§ Given request
Print the listing in its entirety and exactly, leaving out images.

§ Source material
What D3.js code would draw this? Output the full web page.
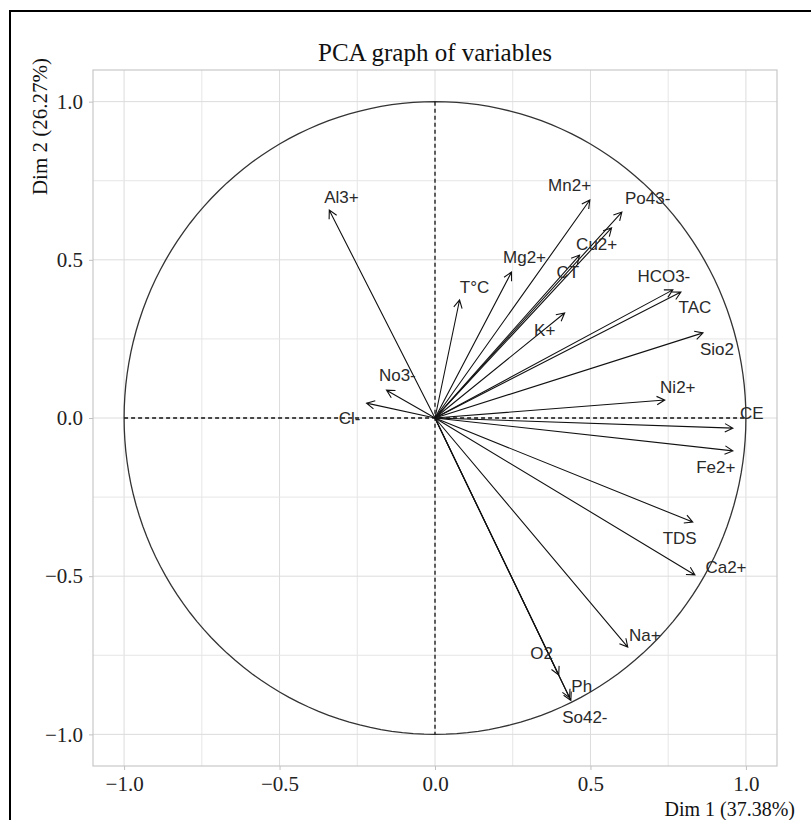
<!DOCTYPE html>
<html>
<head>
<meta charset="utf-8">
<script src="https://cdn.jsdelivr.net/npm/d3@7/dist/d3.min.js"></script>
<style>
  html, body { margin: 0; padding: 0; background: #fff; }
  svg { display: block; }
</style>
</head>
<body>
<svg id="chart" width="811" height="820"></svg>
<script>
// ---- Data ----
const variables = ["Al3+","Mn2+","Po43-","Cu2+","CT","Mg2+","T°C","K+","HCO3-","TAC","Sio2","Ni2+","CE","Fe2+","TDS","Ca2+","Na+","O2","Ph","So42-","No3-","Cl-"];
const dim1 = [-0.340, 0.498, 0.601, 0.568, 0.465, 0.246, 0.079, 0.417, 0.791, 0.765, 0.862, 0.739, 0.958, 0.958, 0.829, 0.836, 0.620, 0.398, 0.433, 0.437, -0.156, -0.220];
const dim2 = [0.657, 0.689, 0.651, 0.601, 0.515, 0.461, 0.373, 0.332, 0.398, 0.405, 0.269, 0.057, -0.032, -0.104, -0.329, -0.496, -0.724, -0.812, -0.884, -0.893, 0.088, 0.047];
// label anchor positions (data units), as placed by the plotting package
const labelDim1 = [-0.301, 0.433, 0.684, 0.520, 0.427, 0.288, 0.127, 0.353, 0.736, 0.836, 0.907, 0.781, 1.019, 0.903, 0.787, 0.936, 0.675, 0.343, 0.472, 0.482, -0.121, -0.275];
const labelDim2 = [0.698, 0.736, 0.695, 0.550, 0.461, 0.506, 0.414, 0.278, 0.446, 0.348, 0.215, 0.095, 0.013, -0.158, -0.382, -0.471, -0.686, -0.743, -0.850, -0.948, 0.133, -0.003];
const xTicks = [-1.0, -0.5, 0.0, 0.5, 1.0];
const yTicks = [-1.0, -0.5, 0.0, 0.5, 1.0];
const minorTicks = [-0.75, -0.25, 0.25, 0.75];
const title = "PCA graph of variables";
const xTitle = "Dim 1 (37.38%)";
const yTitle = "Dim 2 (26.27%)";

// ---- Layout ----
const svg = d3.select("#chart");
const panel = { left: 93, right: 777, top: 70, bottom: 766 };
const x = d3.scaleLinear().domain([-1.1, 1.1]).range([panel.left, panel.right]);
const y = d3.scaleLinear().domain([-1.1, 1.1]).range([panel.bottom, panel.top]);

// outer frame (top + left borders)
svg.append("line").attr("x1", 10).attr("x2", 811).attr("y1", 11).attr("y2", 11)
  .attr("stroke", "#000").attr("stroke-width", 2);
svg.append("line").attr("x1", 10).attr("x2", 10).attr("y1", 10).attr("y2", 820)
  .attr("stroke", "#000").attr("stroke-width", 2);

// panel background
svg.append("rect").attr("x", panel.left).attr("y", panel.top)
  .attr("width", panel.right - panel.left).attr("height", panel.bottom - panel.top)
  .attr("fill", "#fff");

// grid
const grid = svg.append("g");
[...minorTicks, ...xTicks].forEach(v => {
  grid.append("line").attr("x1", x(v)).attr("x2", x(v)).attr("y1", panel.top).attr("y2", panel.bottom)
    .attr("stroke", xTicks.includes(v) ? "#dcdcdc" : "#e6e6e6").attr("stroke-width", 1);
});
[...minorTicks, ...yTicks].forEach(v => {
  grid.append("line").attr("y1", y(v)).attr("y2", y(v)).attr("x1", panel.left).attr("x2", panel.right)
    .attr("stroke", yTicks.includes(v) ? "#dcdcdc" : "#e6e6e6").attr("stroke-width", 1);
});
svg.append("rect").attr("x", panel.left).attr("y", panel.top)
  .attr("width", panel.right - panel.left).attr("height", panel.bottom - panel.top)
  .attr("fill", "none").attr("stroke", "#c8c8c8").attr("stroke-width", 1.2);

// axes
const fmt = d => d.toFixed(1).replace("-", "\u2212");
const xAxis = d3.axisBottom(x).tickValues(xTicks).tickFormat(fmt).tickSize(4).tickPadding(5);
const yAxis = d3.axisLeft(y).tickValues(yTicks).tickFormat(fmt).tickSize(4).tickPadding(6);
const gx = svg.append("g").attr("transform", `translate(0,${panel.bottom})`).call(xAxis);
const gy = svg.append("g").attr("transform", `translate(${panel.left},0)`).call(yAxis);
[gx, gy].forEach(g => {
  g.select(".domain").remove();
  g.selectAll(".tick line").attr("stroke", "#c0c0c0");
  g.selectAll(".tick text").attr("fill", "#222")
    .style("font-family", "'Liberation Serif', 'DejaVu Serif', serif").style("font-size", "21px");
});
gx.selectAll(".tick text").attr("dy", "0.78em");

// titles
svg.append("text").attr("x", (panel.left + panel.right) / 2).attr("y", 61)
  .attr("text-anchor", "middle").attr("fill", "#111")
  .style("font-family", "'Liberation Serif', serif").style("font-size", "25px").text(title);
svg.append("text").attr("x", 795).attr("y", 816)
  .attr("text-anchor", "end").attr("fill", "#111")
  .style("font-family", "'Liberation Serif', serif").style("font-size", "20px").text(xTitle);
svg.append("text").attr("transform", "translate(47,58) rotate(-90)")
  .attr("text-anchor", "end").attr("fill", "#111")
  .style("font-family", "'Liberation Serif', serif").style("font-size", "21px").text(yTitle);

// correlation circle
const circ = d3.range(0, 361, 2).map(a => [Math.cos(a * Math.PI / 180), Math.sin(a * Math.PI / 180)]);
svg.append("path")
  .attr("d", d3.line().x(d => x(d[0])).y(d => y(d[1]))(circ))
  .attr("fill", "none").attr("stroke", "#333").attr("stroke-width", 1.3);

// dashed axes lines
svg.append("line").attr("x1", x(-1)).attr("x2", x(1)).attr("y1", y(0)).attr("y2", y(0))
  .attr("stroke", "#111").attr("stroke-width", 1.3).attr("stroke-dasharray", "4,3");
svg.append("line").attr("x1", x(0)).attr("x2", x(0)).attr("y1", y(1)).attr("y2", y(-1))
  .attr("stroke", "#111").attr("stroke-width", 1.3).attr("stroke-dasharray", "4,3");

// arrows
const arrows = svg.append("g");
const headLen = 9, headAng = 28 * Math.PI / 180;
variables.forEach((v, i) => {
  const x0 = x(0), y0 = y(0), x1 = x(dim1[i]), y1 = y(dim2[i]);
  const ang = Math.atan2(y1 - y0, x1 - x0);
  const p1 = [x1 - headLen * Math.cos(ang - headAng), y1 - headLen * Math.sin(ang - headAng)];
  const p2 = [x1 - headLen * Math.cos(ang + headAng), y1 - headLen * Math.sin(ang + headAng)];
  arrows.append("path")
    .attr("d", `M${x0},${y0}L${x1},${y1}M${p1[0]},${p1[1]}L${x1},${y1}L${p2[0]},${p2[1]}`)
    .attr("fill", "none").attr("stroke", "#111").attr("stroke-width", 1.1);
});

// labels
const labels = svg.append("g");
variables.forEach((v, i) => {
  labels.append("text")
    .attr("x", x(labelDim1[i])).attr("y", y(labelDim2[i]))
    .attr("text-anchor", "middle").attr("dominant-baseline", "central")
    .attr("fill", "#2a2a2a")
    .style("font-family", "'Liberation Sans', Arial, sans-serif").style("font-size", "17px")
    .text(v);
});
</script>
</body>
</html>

§ Task solution
What D3.js code would draw this? Output the full web page.
<!DOCTYPE html>
<html>
<head>
<meta charset="utf-8">
<script src="https://cdn.jsdelivr.net/npm/d3@7/dist/d3.min.js"></script>
<style>
  html, body { margin: 0; padding: 0; background: #fff; }
  svg { display: block; }
</style>
</head>
<body>
<svg id="chart" width="811" height="820"></svg>
<script>
// ---- Data ----
const variables = ["Al3+","Mn2+","Po43-","Cu2+","CT","Mg2+","T°C","K+","HCO3-","TAC","Sio2","Ni2+","CE","Fe2+","TDS","Ca2+","Na+","O2","Ph","So42-","No3-","Cl-"];
const dim1 = [-0.340, 0.498, 0.601, 0.568, 0.465, 0.246, 0.079, 0.417, 0.791, 0.765, 0.862, 0.739, 0.958, 0.958, 0.829, 0.836, 0.620, 0.398, 0.433, 0.437, -0.156, -0.220];
const dim2 = [0.657, 0.689, 0.651, 0.601, 0.515, 0.461, 0.373, 0.332, 0.398, 0.405, 0.269, 0.057, -0.032, -0.104, -0.329, -0.496, -0.724, -0.812, -0.884, -0.893, 0.088, 0.047];
// label anchor positions (data units), as placed by the plotting package
const labelDim1 = [-0.301, 0.433, 0.684, 0.520, 0.427, 0.288, 0.127, 0.353, 0.736, 0.836, 0.907, 0.781, 1.019, 0.903, 0.787, 0.936, 0.675, 0.343, 0.472, 0.482, -0.121, -0.275];
const labelDim2 = [0.698, 0.736, 0.695, 0.550, 0.461, 0.506, 0.414, 0.278, 0.446, 0.348, 0.215, 0.095, 0.013, -0.158, -0.382, -0.471, -0.686, -0.743, -0.850, -0.948, 0.133, -0.003];
const xTicks = [-1.0, -0.5, 0.0, 0.5, 1.0];
const yTicks = [-1.0, -0.5, 0.0, 0.5, 1.0];
const minorTicks = [-0.75, -0.25, 0.25, 0.75];
const title = "PCA graph of variables";
const xTitle = "Dim 1 (37.38%)";
const yTitle = "Dim 2 (26.27%)";

// ---- Layout ----
const svg = d3.select("#chart");
const panel = { left: 93, right: 777, top: 70, bottom: 766 };
const x = d3.scaleLinear().domain([-1.1, 1.1]).range([panel.left, panel.right]);
const y = d3.scaleLinear().domain([-1.1, 1.1]).range([panel.bottom, panel.top]);

// outer frame (top + left borders)
svg.append("line").attr("x1", 10).attr("x2", 811).attr("y1", 11).attr("y2", 11)
  .attr("stroke", "#000").attr("stroke-width", 2);
svg.append("line").attr("x1", 10).attr("x2", 10).attr("y1", 10).attr("y2", 820)
  .attr("stroke", "#000").attr("stroke-width", 2);

// panel background
svg.append("rect").attr("x", panel.left).attr("y", panel.top)
  .attr("width", panel.right - panel.left).attr("height", panel.bottom - panel.top)
  .attr("fill", "#fff");

// grid
const grid = svg.append("g");
[...minorTicks, ...xTicks].forEach(v => {
  grid.append("line").attr("x1", x(v)).attr("x2", x(v)).attr("y1", panel.top).attr("y2", panel.bottom)
    .attr("stroke", xTicks.includes(v) ? "#dcdcdc" : "#e6e6e6").attr("stroke-width", 1);
});
[...minorTicks, ...yTicks].forEach(v => {
  grid.append("line").attr("y1", y(v)).attr("y2", y(v)).attr("x1", panel.left).attr("x2", panel.right)
    .attr("stroke", yTicks.includes(v) ? "#dcdcdc" : "#e6e6e6").attr("stroke-width", 1);
});
svg.append("rect").attr("x", panel.left).attr("y", panel.top)
  .attr("width", panel.right - panel.left).attr("height", panel.bottom - panel.top)
  .attr("fill", "none").attr("stroke", "#c8c8c8").attr("stroke-width", 1.2);

// axes
const fmt = d => d.toFixed(1).replace("-", "\u2212");
const xAxis = d3.axisBottom(x).tickValues(xTicks).tickFormat(fmt).tickSize(4).tickPadding(5);
const yAxis = d3.axisLeft(y).tickValues(yTicks).tickFormat(fmt).tickSize(4).tickPadding(6);
const gx = svg.append("g").attr("transform", `translate(0,${panel.bottom})`).call(xAxis);
const gy = svg.append("g").attr("transform", `translate(${panel.left},0)`).call(yAxis);
[gx, gy].forEach(g => {
  g.select(".domain").remove();
  g.selectAll(".tick line").attr("stroke", "#c0c0c0");
  g.selectAll(".tick text").attr("fill", "#222")
    .style("font-family", "'Liberation Serif', 'DejaVu Serif', serif").style("font-size", "21px");
});
gx.selectAll(".tick text").attr("dy", "0.78em");

// titles
svg.append("text").attr("x", (panel.left + panel.right) / 2).attr("y", 61)
  .attr("text-anchor", "middle").attr("fill", "#111")
  .style("font-family", "'Liberation Serif', serif").style("font-size", "25px").text(title);
svg.append("text").attr("x", 795).attr("y", 816)
  .attr("text-anchor", "end").attr("fill", "#111")
  .style("font-family", "'Liberation Serif', serif").style("font-size", "20px").text(xTitle);
svg.append("text").attr("transform", "translate(47,58) rotate(-90)")
  .attr("text-anchor", "end").attr("fill", "#111")
  .style("font-family", "'Liberation Serif', serif").style("font-size", "21px").text(yTitle);

// correlation circle
const circ = d3.range(0, 361, 2).map(a => [Math.cos(a * Math.PI / 180), Math.sin(a * Math.PI / 180)]);
svg.append("path")
  .attr("d", d3.line().x(d => x(d[0])).y(d => y(d[1]))(circ))
  .attr("fill", "none").attr("stroke", "#333").attr("stroke-width", 1.3);

// dashed axes lines
svg.append("line").attr("x1", x(-1)).attr("x2", x(1)).attr("y1", y(0)).attr("y2", y(0))
  .attr("stroke", "#111").attr("stroke-width", 1.3).attr("stroke-dasharray", "4,3");
svg.append("line").attr("x1", x(0)).attr("x2", x(0)).attr("y1", y(1)).attr("y2", y(-1))
  .attr("stroke", "#111").attr("stroke-width", 1.3).attr("stroke-dasharray", "4,3");

// arrows
const arrows = svg.append("g");
const headLen = 9, headAng = 28 * Math.PI / 180;
variables.forEach((v, i) => {
  const x0 = x(0), y0 = y(0), x1 = x(dim1[i]), y1 = y(dim2[i]);
  const ang = Math.atan2(y1 - y0, x1 - x0);
  const p1 = [x1 - headLen * Math.cos(ang - headAng), y1 - headLen * Math.sin(ang - headAng)];
  const p2 = [x1 - headLen * Math.cos(ang + headAng), y1 - headLen * Math.sin(ang + headAng)];
  arrows.append("path")
    .attr("d", `M${x0},${y0}L${x1},${y1}M${p1[0]},${p1[1]}L${x1},${y1}L${p2[0]},${p2[1]}`)
    .attr("fill", "none").attr("stroke", "#111").attr("stroke-width", 1.1);
});

// labels
const labels = svg.append("g");
variables.forEach((v, i) => {
  labels.append("text")
    .attr("x", x(labelDim1[i])).attr("y", y(labelDim2[i]))
    .attr("text-anchor", "middle").attr("dominant-baseline", "central")
    .attr("fill", "#2a2a2a")
    .style("font-family", "'Liberation Sans', Arial, sans-serif").style("font-size", "17px")
    .text(v);
});
</script>
</body>
</html>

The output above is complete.